▸ Stated problem:
Copy out each line in the material below that has the word "this".

▸ Records supplied:
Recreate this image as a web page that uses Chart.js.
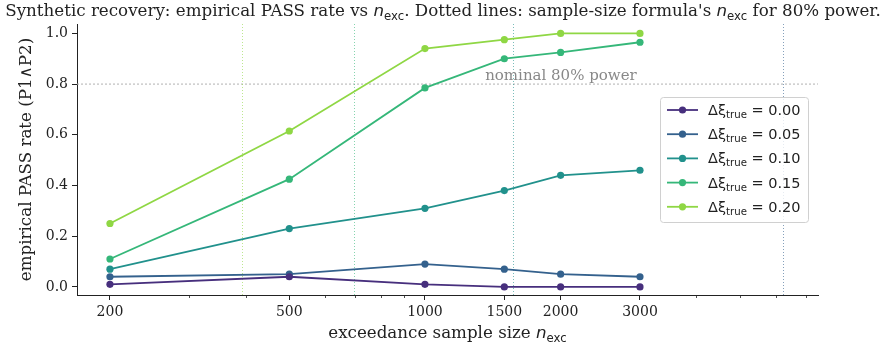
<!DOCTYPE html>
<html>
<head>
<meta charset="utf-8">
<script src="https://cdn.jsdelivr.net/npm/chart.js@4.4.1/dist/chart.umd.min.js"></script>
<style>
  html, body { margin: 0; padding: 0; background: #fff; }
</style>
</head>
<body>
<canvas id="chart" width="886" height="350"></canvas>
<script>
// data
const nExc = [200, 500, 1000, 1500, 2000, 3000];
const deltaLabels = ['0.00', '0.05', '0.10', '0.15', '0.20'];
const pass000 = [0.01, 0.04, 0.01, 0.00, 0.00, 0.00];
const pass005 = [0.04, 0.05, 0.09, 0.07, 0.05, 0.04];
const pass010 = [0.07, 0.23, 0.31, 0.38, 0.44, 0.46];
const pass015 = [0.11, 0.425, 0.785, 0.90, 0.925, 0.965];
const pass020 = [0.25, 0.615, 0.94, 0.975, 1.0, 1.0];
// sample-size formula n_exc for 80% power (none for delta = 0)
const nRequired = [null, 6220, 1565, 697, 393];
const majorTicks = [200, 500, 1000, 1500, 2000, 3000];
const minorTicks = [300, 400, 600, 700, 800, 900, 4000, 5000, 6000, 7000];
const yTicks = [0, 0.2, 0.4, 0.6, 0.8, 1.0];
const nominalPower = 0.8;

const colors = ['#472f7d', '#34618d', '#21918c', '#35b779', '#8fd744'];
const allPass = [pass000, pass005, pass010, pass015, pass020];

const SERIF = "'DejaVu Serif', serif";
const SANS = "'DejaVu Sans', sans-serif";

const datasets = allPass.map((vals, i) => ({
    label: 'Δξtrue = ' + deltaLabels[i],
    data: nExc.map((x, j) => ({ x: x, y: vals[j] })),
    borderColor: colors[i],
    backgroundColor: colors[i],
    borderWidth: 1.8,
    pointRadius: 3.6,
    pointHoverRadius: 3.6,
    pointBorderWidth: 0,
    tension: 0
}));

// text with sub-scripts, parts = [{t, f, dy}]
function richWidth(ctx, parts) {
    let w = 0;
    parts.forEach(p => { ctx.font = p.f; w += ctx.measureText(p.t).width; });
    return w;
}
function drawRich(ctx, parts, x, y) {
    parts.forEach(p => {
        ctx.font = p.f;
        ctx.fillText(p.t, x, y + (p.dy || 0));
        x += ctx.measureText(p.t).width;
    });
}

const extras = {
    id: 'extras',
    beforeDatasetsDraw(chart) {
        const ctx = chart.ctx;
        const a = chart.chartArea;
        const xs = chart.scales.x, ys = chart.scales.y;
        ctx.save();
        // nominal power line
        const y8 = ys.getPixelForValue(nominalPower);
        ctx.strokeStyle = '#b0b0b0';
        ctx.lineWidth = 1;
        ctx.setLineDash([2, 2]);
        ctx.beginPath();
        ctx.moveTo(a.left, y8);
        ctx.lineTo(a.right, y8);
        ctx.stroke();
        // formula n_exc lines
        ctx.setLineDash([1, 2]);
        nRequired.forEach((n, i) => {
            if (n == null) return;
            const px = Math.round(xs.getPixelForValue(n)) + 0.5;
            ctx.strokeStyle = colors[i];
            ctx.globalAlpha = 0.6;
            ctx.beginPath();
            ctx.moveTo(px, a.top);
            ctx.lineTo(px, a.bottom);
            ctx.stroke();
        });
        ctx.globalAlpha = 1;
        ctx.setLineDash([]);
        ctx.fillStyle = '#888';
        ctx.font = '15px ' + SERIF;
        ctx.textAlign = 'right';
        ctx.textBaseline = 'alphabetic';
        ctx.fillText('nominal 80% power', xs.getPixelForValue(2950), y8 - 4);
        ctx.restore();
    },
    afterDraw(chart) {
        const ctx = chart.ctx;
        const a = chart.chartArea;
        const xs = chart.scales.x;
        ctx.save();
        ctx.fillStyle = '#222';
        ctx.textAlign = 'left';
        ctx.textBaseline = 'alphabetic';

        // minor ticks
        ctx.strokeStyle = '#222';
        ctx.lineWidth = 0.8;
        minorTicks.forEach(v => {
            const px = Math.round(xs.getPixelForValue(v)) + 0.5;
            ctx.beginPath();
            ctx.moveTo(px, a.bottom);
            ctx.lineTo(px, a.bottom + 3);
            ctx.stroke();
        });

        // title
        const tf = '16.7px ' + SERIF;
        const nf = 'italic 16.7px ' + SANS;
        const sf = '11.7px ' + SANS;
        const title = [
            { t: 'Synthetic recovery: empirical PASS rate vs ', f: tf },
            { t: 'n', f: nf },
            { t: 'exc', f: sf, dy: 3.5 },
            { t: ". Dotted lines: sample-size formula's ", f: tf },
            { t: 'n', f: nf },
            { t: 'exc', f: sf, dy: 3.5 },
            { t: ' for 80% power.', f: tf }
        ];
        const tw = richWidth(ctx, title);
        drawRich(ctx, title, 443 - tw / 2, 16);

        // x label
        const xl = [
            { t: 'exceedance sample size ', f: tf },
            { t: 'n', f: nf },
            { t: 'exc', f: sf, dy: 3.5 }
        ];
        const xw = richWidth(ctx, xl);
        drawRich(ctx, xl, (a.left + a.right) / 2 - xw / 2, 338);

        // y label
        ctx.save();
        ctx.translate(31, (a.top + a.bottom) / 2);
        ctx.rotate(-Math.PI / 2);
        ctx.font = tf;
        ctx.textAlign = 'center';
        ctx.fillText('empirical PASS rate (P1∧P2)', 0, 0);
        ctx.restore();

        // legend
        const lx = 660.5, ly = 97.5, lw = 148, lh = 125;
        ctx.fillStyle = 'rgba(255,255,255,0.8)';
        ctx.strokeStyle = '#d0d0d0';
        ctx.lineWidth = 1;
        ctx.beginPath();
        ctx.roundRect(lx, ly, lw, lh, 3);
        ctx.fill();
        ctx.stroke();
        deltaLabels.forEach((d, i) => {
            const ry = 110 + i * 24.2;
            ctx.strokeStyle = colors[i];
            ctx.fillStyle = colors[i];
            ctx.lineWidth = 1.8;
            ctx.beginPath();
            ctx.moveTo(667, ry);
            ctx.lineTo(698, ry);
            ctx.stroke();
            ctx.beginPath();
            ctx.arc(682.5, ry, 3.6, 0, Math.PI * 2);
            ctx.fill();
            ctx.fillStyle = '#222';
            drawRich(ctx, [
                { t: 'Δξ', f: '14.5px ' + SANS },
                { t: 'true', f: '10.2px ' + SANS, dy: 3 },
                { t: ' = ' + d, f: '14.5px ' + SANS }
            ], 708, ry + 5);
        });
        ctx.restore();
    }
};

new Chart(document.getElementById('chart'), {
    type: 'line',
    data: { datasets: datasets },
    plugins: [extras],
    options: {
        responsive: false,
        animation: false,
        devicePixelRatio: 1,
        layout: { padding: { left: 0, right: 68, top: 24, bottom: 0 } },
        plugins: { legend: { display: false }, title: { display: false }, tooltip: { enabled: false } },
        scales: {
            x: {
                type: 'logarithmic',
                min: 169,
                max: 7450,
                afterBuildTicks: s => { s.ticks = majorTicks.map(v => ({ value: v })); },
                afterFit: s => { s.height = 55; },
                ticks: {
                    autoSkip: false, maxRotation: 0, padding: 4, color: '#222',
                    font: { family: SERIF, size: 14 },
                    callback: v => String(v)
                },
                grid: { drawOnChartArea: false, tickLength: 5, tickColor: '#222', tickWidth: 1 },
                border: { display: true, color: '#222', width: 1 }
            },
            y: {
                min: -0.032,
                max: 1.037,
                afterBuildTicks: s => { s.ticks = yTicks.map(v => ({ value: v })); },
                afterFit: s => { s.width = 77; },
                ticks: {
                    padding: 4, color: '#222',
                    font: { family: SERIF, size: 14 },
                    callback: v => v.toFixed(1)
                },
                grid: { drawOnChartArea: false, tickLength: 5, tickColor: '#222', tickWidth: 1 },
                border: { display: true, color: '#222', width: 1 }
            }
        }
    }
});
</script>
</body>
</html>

==

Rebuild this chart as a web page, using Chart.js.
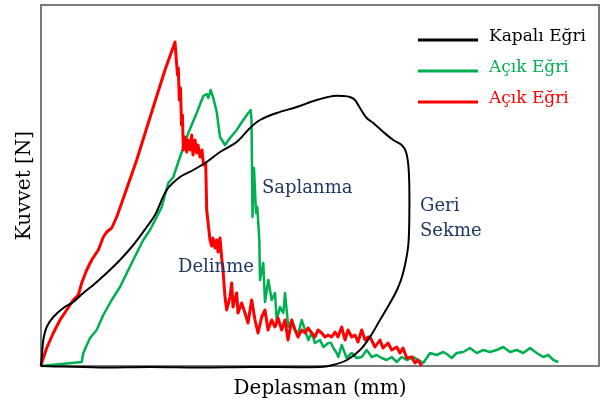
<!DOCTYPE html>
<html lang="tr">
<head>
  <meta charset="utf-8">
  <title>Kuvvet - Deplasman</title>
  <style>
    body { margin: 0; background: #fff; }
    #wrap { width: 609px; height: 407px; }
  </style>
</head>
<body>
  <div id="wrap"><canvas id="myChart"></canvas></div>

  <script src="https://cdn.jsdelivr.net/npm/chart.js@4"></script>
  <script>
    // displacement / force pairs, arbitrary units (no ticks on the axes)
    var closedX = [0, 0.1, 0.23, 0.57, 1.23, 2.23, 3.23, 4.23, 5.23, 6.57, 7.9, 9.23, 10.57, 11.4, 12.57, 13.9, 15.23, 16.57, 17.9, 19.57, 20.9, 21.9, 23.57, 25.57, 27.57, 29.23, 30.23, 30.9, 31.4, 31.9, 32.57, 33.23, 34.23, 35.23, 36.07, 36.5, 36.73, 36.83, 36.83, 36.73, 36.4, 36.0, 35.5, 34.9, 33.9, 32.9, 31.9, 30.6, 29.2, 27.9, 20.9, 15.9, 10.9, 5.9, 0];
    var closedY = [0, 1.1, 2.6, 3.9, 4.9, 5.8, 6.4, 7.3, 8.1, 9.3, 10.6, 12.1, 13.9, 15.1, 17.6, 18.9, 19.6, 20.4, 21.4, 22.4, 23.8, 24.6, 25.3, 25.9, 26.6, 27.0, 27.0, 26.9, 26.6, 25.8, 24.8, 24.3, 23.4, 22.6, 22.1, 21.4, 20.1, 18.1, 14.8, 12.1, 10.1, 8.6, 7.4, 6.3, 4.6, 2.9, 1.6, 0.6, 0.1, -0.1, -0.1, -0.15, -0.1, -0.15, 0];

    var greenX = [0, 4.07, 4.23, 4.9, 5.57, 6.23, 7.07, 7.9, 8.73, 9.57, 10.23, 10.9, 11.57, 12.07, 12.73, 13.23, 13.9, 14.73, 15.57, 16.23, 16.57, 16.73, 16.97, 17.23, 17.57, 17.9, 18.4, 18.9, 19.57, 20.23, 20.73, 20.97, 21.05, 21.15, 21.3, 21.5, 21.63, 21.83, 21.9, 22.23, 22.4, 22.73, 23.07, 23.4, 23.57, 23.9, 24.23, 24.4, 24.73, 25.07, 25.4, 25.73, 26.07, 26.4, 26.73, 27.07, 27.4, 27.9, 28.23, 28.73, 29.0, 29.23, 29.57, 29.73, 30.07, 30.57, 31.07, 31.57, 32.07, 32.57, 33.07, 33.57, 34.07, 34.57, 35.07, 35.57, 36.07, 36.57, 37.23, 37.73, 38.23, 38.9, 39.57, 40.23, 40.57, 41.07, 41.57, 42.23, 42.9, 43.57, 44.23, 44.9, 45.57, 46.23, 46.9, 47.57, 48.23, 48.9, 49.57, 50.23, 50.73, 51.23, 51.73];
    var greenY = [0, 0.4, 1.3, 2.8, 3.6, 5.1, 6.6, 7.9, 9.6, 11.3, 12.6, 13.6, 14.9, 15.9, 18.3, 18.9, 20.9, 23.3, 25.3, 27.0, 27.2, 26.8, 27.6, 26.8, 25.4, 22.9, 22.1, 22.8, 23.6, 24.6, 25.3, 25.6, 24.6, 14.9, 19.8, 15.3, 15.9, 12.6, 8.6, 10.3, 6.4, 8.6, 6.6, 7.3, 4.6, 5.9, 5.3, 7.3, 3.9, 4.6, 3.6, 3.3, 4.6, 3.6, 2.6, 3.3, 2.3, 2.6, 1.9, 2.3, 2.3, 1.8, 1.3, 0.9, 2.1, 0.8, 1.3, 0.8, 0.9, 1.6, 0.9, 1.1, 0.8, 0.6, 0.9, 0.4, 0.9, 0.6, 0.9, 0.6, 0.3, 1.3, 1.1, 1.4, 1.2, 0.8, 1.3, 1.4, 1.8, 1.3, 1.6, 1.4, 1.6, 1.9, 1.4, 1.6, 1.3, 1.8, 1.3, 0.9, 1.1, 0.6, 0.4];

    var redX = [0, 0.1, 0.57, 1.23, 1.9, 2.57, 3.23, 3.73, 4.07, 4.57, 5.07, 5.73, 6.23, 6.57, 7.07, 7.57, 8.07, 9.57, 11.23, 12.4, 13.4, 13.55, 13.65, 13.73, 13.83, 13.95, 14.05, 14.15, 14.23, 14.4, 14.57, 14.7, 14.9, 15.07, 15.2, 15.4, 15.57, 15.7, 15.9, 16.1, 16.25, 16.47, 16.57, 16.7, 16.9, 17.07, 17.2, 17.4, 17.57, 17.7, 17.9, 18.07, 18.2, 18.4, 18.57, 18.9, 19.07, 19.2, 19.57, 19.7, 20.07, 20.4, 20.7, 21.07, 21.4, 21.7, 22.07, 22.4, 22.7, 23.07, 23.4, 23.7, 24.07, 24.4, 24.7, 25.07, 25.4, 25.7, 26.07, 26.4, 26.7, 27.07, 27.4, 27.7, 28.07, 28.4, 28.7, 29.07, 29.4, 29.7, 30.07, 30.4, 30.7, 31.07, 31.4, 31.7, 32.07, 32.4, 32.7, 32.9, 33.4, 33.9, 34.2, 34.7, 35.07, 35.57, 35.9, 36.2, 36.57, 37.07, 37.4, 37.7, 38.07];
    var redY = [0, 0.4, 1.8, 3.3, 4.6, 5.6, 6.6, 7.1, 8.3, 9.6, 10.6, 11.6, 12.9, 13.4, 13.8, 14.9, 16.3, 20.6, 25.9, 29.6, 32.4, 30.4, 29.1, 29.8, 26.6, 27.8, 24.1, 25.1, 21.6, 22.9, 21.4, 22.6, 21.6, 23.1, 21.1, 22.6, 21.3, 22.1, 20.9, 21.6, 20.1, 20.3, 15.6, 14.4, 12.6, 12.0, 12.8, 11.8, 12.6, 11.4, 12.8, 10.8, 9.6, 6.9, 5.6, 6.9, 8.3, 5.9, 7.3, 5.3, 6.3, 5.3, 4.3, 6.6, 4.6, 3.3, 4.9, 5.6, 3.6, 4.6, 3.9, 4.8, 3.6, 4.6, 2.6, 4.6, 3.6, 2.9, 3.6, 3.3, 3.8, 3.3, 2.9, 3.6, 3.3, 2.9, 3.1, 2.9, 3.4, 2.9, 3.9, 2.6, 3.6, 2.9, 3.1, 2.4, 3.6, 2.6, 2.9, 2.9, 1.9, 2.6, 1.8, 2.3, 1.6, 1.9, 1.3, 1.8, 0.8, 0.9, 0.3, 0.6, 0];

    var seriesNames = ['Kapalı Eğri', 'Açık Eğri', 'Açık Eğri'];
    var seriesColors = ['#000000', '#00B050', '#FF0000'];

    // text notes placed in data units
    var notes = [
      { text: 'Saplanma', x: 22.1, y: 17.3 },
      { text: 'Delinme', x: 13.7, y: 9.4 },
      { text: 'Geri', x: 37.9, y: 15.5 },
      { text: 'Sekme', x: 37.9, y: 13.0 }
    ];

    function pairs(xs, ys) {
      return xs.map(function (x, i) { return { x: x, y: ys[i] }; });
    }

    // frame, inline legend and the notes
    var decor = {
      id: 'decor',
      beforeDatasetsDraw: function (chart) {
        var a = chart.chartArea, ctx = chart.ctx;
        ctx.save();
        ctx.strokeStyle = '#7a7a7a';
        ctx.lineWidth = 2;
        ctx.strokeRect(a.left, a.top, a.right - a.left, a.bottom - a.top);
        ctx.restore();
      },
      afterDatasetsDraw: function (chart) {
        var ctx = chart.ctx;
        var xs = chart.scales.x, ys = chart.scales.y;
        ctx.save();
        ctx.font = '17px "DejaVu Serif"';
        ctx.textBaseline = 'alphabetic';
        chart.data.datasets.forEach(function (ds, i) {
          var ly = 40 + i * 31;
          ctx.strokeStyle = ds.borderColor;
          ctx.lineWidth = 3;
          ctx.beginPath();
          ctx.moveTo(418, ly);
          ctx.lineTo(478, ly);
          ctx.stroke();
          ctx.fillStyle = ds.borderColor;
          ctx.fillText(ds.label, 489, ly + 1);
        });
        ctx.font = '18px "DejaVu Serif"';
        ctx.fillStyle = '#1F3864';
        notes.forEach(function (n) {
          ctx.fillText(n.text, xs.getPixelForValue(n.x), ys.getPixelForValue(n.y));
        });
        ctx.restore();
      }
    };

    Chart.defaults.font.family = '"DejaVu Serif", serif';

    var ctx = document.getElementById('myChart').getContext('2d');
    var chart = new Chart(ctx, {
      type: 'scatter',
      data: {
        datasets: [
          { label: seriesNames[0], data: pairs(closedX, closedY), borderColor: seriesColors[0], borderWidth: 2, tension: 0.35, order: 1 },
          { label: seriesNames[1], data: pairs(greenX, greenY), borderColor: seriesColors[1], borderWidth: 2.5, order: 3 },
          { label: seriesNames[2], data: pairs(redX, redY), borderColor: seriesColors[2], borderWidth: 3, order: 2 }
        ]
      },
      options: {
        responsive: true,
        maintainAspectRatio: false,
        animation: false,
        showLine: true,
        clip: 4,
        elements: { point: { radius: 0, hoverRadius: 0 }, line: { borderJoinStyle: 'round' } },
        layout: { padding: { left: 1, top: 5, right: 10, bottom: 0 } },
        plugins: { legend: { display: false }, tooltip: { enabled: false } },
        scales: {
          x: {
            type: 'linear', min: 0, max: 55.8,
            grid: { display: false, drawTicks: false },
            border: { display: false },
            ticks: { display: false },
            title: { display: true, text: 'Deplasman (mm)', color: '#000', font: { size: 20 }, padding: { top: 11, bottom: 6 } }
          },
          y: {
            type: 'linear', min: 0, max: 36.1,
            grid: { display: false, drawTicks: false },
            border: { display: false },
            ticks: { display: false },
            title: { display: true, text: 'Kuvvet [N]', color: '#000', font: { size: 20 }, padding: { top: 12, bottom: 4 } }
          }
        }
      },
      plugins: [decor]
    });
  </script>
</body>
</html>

▸ Answer for the task:
Recreate this image as a web page that uses Chart.js.
Rebuild this chart as a web page, using Chart.js.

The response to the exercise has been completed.